* _Records provided_:
>>
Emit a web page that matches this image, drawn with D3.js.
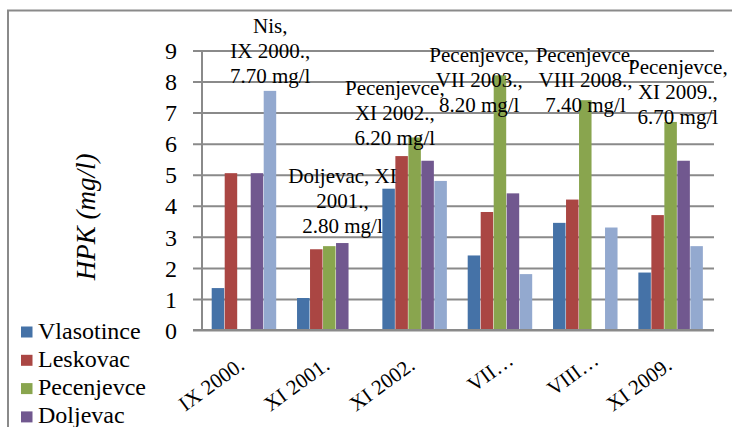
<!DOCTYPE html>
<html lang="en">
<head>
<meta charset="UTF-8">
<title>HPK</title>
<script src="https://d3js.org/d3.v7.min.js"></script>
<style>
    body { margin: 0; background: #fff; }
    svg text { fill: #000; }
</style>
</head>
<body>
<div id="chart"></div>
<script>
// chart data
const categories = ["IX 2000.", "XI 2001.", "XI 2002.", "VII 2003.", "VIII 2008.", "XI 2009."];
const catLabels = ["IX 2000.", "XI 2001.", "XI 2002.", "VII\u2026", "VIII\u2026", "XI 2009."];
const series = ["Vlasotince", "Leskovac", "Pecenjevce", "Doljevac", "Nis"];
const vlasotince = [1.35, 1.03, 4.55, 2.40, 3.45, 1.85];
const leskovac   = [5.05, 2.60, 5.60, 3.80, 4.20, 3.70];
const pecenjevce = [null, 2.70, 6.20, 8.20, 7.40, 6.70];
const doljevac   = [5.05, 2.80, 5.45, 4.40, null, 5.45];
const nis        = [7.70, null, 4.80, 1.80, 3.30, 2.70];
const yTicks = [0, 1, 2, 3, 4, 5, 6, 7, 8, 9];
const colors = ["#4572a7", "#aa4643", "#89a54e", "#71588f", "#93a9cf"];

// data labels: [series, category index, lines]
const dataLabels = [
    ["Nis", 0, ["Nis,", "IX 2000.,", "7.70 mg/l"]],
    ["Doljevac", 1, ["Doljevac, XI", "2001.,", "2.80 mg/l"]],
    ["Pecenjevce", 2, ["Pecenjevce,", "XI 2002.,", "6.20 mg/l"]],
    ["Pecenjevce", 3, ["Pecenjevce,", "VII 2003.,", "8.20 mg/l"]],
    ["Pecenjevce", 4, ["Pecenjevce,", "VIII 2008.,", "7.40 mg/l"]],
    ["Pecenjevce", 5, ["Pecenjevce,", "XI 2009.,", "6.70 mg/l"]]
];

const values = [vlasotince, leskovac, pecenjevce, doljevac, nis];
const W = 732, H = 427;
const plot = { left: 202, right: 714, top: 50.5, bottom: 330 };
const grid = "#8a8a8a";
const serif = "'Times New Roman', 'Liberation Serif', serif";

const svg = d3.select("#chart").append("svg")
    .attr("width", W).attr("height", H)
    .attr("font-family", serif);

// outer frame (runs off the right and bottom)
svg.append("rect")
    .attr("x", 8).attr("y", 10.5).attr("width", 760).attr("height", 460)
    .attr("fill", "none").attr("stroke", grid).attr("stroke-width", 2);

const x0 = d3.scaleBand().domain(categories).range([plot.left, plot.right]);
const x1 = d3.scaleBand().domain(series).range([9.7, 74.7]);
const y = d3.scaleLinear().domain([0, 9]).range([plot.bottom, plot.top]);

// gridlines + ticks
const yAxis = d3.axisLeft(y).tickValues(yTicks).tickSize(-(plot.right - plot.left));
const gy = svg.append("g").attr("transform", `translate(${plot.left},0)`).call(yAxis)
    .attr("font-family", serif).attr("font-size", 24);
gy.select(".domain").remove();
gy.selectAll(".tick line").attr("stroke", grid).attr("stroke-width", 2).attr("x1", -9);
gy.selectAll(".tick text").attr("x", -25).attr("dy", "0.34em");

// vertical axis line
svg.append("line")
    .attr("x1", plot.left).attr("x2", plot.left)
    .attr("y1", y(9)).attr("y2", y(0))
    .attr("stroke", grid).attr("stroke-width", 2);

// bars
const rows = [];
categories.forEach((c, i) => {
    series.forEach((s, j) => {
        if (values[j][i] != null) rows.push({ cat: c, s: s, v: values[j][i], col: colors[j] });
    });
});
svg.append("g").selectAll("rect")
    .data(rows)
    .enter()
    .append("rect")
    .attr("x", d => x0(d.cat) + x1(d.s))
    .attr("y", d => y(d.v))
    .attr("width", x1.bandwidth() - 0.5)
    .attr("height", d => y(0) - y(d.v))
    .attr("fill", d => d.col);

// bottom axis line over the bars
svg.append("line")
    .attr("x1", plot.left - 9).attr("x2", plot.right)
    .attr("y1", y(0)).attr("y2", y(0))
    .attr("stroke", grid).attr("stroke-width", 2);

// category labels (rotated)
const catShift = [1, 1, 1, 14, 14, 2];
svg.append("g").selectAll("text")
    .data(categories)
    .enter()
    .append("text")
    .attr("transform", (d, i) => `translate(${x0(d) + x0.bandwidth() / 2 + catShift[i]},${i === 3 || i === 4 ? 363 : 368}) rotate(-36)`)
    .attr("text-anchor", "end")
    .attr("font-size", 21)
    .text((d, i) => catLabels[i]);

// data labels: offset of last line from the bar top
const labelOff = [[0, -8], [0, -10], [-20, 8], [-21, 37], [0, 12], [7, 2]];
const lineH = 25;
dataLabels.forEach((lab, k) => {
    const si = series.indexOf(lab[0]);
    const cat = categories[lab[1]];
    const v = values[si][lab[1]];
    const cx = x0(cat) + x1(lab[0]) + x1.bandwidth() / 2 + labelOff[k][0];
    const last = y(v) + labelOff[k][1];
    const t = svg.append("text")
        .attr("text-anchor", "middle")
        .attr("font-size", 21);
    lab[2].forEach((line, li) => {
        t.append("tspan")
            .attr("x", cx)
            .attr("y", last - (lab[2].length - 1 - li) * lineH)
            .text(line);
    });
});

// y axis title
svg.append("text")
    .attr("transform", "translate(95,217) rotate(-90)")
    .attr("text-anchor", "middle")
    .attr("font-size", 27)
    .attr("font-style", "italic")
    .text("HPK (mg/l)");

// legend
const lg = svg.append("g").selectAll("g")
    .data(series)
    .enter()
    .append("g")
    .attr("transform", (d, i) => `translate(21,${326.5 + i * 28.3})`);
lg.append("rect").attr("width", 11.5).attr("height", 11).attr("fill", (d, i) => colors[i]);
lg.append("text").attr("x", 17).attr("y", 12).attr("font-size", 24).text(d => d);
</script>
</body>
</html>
<<
>>
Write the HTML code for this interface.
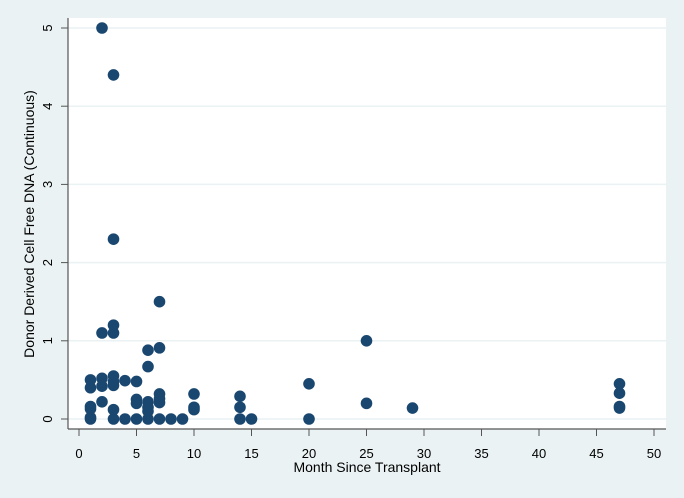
<<
* _Set task_: Copy word for word only the lines above from the one with "Emit a web page" through the one with "d3.scaleLinear().domain([0, 9]).range([plot.bottom, plot.top]);". Leave pictures out.

* _Correct response_:
Emit a web page that matches this image, drawn with D3.js.
<!DOCTYPE html>
<html lang="en">
<head>
<meta charset="UTF-8">
<title>HPK</title>
<script src="https://d3js.org/d3.v7.min.js"></script>
<style>
    body { margin: 0; background: #fff; }
    svg text { fill: #000; }
</style>
</head>
<body>
<div id="chart"></div>
<script>
// chart data
const categories = ["IX 2000.", "XI 2001.", "XI 2002.", "VII 2003.", "VIII 2008.", "XI 2009."];
const catLabels = ["IX 2000.", "XI 2001.", "XI 2002.", "VII\u2026", "VIII\u2026", "XI 2009."];
const series = ["Vlasotince", "Leskovac", "Pecenjevce", "Doljevac", "Nis"];
const vlasotince = [1.35, 1.03, 4.55, 2.40, 3.45, 1.85];
const leskovac   = [5.05, 2.60, 5.60, 3.80, 4.20, 3.70];
const pecenjevce = [null, 2.70, 6.20, 8.20, 7.40, 6.70];
const doljevac   = [5.05, 2.80, 5.45, 4.40, null, 5.45];
const nis        = [7.70, null, 4.80, 1.80, 3.30, 2.70];
const yTicks = [0, 1, 2, 3, 4, 5, 6, 7, 8, 9];
const colors = ["#4572a7", "#aa4643", "#89a54e", "#71588f", "#93a9cf"];

// data labels: [series, category index, lines]
const dataLabels = [
    ["Nis", 0, ["Nis,", "IX 2000.,", "7.70 mg/l"]],
    ["Doljevac", 1, ["Doljevac, XI", "2001.,", "2.80 mg/l"]],
    ["Pecenjevce", 2, ["Pecenjevce,", "XI 2002.,", "6.20 mg/l"]],
    ["Pecenjevce", 3, ["Pecenjevce,", "VII 2003.,", "8.20 mg/l"]],
    ["Pecenjevce", 4, ["Pecenjevce,", "VIII 2008.,", "7.40 mg/l"]],
    ["Pecenjevce", 5, ["Pecenjevce,", "XI 2009.,", "6.70 mg/l"]]
];

const values = [vlasotince, leskovac, pecenjevce, doljevac, nis];
const W = 732, H = 427;
const plot = { left: 202, right: 714, top: 50.5, bottom: 330 };
const grid = "#8a8a8a";
const serif = "'Times New Roman', 'Liberation Serif', serif";

const svg = d3.select("#chart").append("svg")
    .attr("width", W).attr("height", H)
    .attr("font-family", serif);

// outer frame (runs off the right and bottom)
svg.append("rect")
    .attr("x", 8).attr("y", 10.5).attr("width", 760).attr("height", 460)
    .attr("fill", "none").attr("stroke", grid).attr("stroke-width", 2);

const x0 = d3.scaleBand().domain(categories).range([plot.left, plot.right]);
const x1 = d3.scaleBand().domain(series).range([9.7, 74.7]);
const y = d3.scaleLinear().domain([0, 9]).range([plot.bottom, plot.top]);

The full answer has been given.